Parler ici de féminisme serait un peu excessif, car nous avons affaire à une femme de lettres profondément religieuse et conservatrice, mais il y a entre les lignes de ce récit une colère mélancolique qui perce, une colère contre les hommes qui sont tous ici coupables de négligences : M. de Surville abandonne deux fois sa fille, volontairement puis involontairement, et le marin qui tente de la sauver est responsable au final de son naufrage. Seul l'ancien esclave Dominique trouve grâce aux yeux de Madame Woillez, mais il faut noter que c'est un personnage aux caractères essentiellement féminins : protecteur, maternel, dévoué, serviable, fidèle…
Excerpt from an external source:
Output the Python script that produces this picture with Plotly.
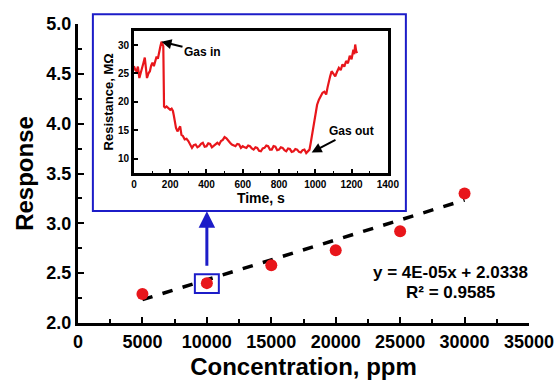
import plotly.graph_objects as go

# Main data
concentration = [5000, 10000, 15000, 20000, 25000, 30000]
response = [2.29, 2.40, 2.58, 2.73, 2.92, 3.30]
slope = 4e-05
intercept = 2.0338
fit_x = [5000, 30000]
x_ticks = [0, 5000, 10000, 15000, 20000, 25000, 30000, 35000]
y_ticks = [2.0, 2.5, 3.0, 3.5, 4.0, 4.5, 5.0]

# Inset data (resistance transient)
time_s = [0, 8, 15, 22, 30, 38, 45, 52, 60, 66, 72, 80, 88, 95, 102, 110, 118, 125, 132, 140, 146, 152, 158, 162,
          166, 172, 180, 190, 200, 208, 215, 220, 226, 232, 240, 248, 255, 262, 270, 280, 290, 300, 310, 320, 330,
          340, 350, 360, 370, 380, 390, 400, 410, 420, 430, 440, 450, 460, 470, 480, 490, 500, 510, 520, 530,
          540, 550, 560, 570, 580, 590, 600, 610, 620, 630, 640, 650, 660, 670, 680, 690, 700, 710, 720, 730,
          740, 750, 760, 770, 780, 790, 800, 810, 820, 830, 840, 850, 860, 870, 880, 890, 900, 910, 920, 930,
          940, 950, 960, 968, 975, 982, 990, 1000, 1010, 1020, 1030, 1040, 1050, 1060, 1068, 1075, 1082, 1090,
          1100, 1110, 1120, 1130, 1140, 1150, 1160, 1170, 1180, 1190, 1200, 1205, 1210, 1215, 1220, 1225, 1230]
resistance = [26.3, 25.6, 25.4, 26.2, 24.2, 25.0, 26.0, 26.8, 27.8, 26.0, 24.2, 25.0, 25.4, 26.4, 26.9, 26.3, 27.4,
              28.0, 27.6, 29.2, 29.8, 30.6, 30.2, 29.8, 19.2, 19.0, 19.2, 18.8, 18.6, 18.8, 18.4, 17.6, 16.3,
              15.4, 14.8, 15.2, 15.7, 14.2, 14.0, 13.4, 13.5, 13.1, 12.6, 11.9, 12.4, 12.5, 12.0, 12.2, 12.6,
              12.8, 12.1, 12.2, 12.7, 12.6, 12.0, 12.3, 12.6, 12.8, 12.5, 13.1, 13.3, 13.8, 13.6, 13.1, 12.8,
              12.5, 12.4, 12.2, 12.6, 12.5, 11.9, 12.2, 12.0, 11.9, 12.3, 12.2, 11.8, 11.6, 12.0, 11.9, 11.4,
              11.3, 11.8, 11.9, 12.3, 12.2, 11.6, 11.6, 12.2, 12.1, 11.5, 11.6, 12.0, 11.9, 11.5, 11.3, 11.8,
              11.7, 11.2, 11.3, 11.7, 11.6, 11.2, 11.1, 11.5, 11.6, 11.0, 11.3, 11.6, 12.8, 14.2, 15.7, 18.1,
              19.5, 20.4, 21.0, 21.6, 21.8, 21.3, 22.6, 23.9, 24.5, 25.4, 25.0, 24.5, 25.3, 26.0, 25.6, 26.6,
              26.2, 27.2, 26.8, 28.1, 27.5, 28.6, 29.2, 28.4, 30.1, 29.0, 28.6]
inset_x_ticks = [0, 200, 400, 600, 800, 1000, 1200, 1400]
inset_y_ticks = [10, 15, 20, 25, 30]

red = "#e8161b"
blue = "#1c1cc8"
font_family = "Liberation Sans, Arial, sans-serif"

fig = go.Figure()

fit_y = [slope * x + intercept for x in fit_x]
fig.add_trace(go.Scatter(x=fit_x, y=fit_y, mode="lines",
                         line=dict(color="black", width=3.5, dash="dash"),
                         showlegend=False, hoverinfo="skip"))
fig.add_trace(go.Scatter(x=concentration, y=response, mode="markers",
                         marker=dict(color=red, size=12),
                         showlegend=False))

fig.add_trace(go.Scatter(x=time_s, y=resistance, mode="lines",
                         line=dict(color=red, width=2.2),
                         xaxis="x2", yaxis="y2", showlegend=False))

tickfont_main = dict(family=font_family, size=18, color="black", weight="bold")

fig.update_layout(
    width=556, height=383,
    margin=dict(l=78, r=27, t=24, b=60),
    paper_bgcolor="white", plot_bgcolor="white",
    font=dict(family=font_family, color="black"),
    xaxis=dict(range=[0, 35000], tickvals=x_ticks, ticktext=[str(v) for v in x_ticks], automargin=False,
               showline=True, linewidth=3, linecolor="black", showgrid=False, zeroline=False,
               ticks="inside", ticklen=6, tickwidth=2, tickcolor="black",
               minor=dict(dtick=2500, ticks="inside", ticklen=4, tickwidth=2, tickcolor="black"),
               tickfont=tickfont_main,
               title=dict(text="Concentration, ppm", standoff=8,
                          font=dict(family=font_family, size=24, color="black", weight="bold"))),
    yaxis=dict(range=[2.0, 5.0], tickvals=y_ticks, ticktext=[f"{v:.1f}" for v in y_ticks], automargin=False,
               showline=True, linewidth=3, linecolor="black", showgrid=False, zeroline=False,
               ticks="inside", ticklen=6, tickwidth=2, tickcolor="black",
               minor=dict(dtick=0.25, ticks="inside", ticklen=4, tickwidth=2, tickcolor="black"),
               tickfont=tickfont_main,
               title=dict(text="Response", standoff=6,
                          font=dict(family=font_family, size=24, color="black", weight="bold"))),
    xaxis2=dict(domain=[0.124, 0.687], anchor="y2", range=[0, 1400], tickvals=inset_x_ticks,
                ticktext=[str(v) for v in inset_x_ticks], automargin=False,
                showline=True, mirror=True, linewidth=2.5, linecolor="black", showgrid=False, zeroline=False,
                ticks="inside", ticklen=4, tickwidth=1.5, tickcolor="black",
                minor=dict(dtick=100, ticks="inside", ticklen=2, tickwidth=1, tickcolor="black"),
                tickfont=dict(family=font_family, size=10, color="black", weight="bold"),
                title=dict(text="Time, s", standoff=2,
                           font=dict(family=font_family, size=14, color="black", weight="bold"))),
    yaxis2=dict(domain=[0.502, 0.977], anchor="x2", range=[7.5, 32.5], tickvals=inset_y_ticks,
                ticktext=[str(v) for v in inset_y_ticks], automargin=False,
                showline=True, mirror=True, linewidth=2.5, linecolor="black", showgrid=False, zeroline=False,
                ticks="inside", ticklen=4, tickwidth=1.5, tickcolor="black",
                tickfont=dict(family=font_family, size=10, color="black", weight="bold"),
                title=dict(text="Resistance, MΩ", standoff=2,
                           font=dict(family=font_family, size=13, color="black", weight="bold"))),
)

# Blue frame around inset
fig.add_shape(type="rect", xref="paper", yref="paper", x0=0.033, x1=0.727, y0=0.375, y1=1.033,
              line=dict(color=blue, width=2), fillcolor="rgba(0,0,0,0)", layer="above")
# Small blue square around the 10000 ppm point
fig.add_shape(type="rect", xref="x", yref="y",
              x0=concentration[1] - 930, x1=concentration[1] + 930,
              y0=response[1] - 0.10, y1=response[1] + 0.09,
              line=dict(color=blue, width=2), fillcolor="rgba(0,0,0,0)")
# Blue arrow
fig.add_annotation(x=concentration[1], y=3.12, ax=concentration[1], ay=2.56,
                   xref="x", yref="y", axref="x", ayref="y", text="",
                   showarrow=True, arrowhead=2, arrowsize=1.1, arrowwidth=3, arrowcolor=blue)

# Equation
fig.add_annotation(x=28900, y=2.51, xref="x", yref="y", text="y = 4E-05x + 2.0338",
                   showarrow=False, font=dict(family=font_family, size=17, color="black", weight="bold"))
fig.add_annotation(x=28900, y=2.31, xref="x", yref="y", text="R² = 0.9585",
                   showarrow=False, font=dict(family=font_family, size=17, color="black", weight="bold"))

# Gas in / Gas out
fig.add_annotation(x=152, y=30.6, xref="x2", yref="y2", text="Gas in", showarrow=True,
                   ax=41, ay=10, arrowhead=2, arrowsize=1, arrowwidth=2, arrowcolor="black",
                   font=dict(family=font_family, size=12, color="black", weight="bold"))
fig.add_annotation(x=980, y=11.1, xref="x2", yref="y2", text="Gas out", showarrow=True,
                   ax=40, ay=-21, arrowhead=2, arrowsize=1, arrowwidth=2, arrowcolor="black",
                   font=dict(family=font_family, size=12, color="black", weight="bold"))

fig.write_html("out.html", config={"displayModeBar": False},
               post_script="document.body.style.margin='0';")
Il y a dans ce roman une certaine volonté d'encenser les vertus féminines bien au-delà de ce qu'exige une éducation bourgeoise. Les femmes, dans ce roman, sont clairement meilleures que les hommes, et surtout plus adroites et plus vertueuses.
Mais derrière l'aigreur d'une femme qui sait que sa vie est derrière elle, il y a aussi de purs moments de grâce, des envolées lyriques, des symboles d'une poésie inattendue et qui succèdent parfois à des passages plus balourds ou plus éculés. Madame Woillez est soucieuse d'être lue et comprise par des très jeunes filles, mais de temps en temps, la muse la prend malgré elle et l'emmène en des lyrismes attendrissants, notamment quand il s'agit de décrire la faune et la flore luxuriante, à l'exotisme souvent fantasmé, de l'île d'Emma.
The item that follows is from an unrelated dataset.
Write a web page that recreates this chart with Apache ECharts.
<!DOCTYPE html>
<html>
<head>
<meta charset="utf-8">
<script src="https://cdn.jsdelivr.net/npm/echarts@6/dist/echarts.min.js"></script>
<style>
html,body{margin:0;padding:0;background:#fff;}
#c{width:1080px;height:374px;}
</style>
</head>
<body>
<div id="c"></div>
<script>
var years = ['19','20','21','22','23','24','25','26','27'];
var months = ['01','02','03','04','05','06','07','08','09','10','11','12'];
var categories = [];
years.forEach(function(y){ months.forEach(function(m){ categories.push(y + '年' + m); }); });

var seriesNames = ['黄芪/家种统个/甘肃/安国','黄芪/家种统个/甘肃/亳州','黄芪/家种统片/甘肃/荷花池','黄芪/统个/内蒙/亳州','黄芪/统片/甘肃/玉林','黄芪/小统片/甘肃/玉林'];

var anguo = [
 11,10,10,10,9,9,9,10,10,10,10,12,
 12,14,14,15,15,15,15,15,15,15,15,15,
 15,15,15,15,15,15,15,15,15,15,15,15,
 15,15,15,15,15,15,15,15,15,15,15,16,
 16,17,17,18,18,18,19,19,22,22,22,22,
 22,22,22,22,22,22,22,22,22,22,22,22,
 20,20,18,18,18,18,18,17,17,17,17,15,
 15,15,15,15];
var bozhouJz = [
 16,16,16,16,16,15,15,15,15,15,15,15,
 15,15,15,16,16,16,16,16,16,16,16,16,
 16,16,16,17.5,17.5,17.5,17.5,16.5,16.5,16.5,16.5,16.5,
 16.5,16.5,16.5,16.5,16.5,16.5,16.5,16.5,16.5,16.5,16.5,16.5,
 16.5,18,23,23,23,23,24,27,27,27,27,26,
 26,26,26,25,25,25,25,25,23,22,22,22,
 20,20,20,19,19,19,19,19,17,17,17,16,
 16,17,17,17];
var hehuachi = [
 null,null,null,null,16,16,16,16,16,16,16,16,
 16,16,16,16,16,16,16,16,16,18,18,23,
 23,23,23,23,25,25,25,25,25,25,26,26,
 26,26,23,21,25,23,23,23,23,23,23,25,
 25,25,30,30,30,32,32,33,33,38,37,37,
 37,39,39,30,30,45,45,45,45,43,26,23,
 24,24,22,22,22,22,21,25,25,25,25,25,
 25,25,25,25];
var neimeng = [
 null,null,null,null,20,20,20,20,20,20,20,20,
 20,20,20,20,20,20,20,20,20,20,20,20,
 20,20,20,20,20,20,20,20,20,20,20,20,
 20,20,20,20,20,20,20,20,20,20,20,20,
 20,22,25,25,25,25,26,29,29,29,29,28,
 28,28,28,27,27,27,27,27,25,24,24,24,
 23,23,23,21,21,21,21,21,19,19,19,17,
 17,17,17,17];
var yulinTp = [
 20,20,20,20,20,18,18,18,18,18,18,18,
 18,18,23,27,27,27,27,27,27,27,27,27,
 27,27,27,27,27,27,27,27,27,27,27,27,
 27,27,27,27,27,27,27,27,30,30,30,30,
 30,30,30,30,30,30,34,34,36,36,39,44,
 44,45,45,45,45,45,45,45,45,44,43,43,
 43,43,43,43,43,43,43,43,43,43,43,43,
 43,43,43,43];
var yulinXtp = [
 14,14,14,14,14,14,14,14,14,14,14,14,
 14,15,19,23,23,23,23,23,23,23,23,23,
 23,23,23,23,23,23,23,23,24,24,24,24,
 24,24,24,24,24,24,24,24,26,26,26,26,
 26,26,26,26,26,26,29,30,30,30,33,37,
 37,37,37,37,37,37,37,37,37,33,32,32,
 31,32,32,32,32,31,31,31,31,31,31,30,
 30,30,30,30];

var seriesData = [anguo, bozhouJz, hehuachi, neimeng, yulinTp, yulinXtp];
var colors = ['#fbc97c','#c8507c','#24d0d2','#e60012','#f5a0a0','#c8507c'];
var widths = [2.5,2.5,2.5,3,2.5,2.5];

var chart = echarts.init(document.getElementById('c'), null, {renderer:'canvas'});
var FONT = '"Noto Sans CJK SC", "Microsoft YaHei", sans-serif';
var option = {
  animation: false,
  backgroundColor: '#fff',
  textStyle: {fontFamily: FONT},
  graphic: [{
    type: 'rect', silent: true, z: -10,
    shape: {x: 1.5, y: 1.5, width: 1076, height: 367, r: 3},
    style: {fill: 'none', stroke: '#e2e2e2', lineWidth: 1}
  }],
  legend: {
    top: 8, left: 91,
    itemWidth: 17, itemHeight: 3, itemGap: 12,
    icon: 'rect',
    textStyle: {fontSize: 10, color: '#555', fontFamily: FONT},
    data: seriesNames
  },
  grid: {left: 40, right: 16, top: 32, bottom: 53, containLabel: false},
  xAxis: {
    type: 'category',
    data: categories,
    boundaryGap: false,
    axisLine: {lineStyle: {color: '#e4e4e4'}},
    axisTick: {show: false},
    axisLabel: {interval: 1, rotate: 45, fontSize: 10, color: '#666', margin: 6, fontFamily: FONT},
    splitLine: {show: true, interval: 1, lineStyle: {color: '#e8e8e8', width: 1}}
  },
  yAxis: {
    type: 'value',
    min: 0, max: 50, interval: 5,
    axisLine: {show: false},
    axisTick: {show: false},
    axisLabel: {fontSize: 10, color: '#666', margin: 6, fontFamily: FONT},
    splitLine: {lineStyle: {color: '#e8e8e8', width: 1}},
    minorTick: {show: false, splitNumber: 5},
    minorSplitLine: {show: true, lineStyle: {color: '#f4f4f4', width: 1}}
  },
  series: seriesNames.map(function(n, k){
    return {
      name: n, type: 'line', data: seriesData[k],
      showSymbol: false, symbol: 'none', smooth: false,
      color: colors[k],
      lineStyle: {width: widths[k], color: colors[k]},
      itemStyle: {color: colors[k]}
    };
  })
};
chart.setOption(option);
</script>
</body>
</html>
L'intérêt de ce roman est aussi d'être, à la base, et pas toujours de manière très fine, une préparation destinée aux jeunes filles concernant la vie qui les attend. le brusque changement de climat et d'ambiance de l'île dès qu'Emma accueille Henriette, l'impossibilité soudaine de continuer à y vivre d'amour et d'eau fraîche, tend à suggérer que dès que l'on a un enfant, c'en est fini des beaux jours, et que l'île paradisiaque, ça n'est jamais que cette si courte jeunesse qu'il faut se résigner à laisser derrière soi un jour.
C'est une vision très fataliste, celle d'une femme dont la jeunesse fut justement très brève et l'enfantement précoce. La fin heureuse du roman ne fait pas illusion. Tout ce qui arrive de positif dans la vie d'Emma est miraculeux, alors que les coups du sort ne le sont jamais, ils sont bien au contraire des reflets de la réalité des choses.
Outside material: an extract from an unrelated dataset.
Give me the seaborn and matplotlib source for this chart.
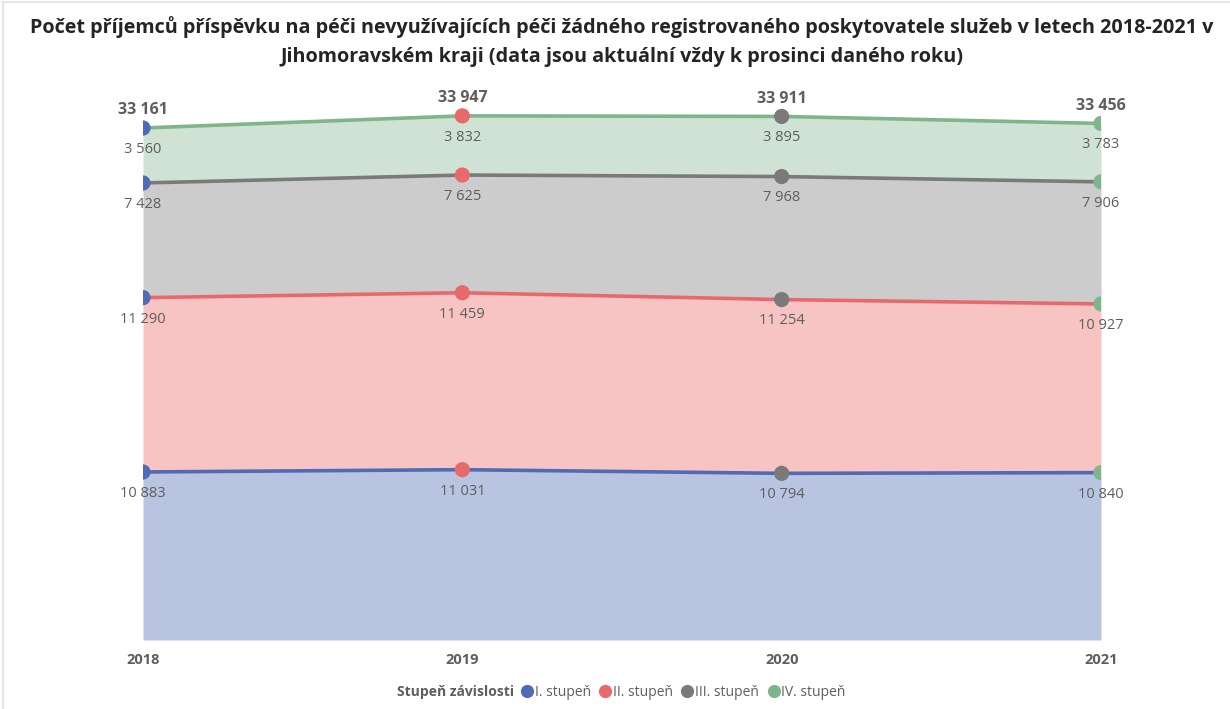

On peut ne pas adhérer à cette image pessimiste de la destinée féminine, qui, par ailleurs, se tient assez dans l'esprit rationaliste du XIXème siècle. Mais néanmoins, sur le plan littéraire, «
le Robinson des Demoiselles » est un bel exercice, même s'il eût gagné à naître d'une plume plus maîtrisée et moins astreinte au carcan moral de la littérature destinée à la jeunesse. D'autant plus qu'aucun enfant ne saurait apprécier aujourd'hui un roman comme celui-là, trop symboliste, trop fataliste, malgré la volonté certaine de
Catherine Woillez d'en faire un divertissement positif et instructif. Pour un adulte de notre époque, par contre, c'est une parabole intéressante et une vision indéniablement originale du mythe de
Robinson Crusoë.
«
le Robinson des Demoiselles » gagne à être lu de nos jours, non pas comme un roman où de jeunes gens doivent tenter de se reconnaître, mais comme la confession pudique et métaphorique d'une vieille femme quelque peu amère, mais qui avait su garder en elle une grâce naturelle que les revers de la vie ne lui ont pas tout à fait ôtée, et dont elle enlumine un récit qui la ramène nécessairement au temps où elle avait elle-même quinze ans. C'est un roman qui en dit peu, mais qui en sait long. En revanche, je ne dirai pas que c'est un livre à emmener avec soi sur une île déserte, ce serait fort peu dépaysant.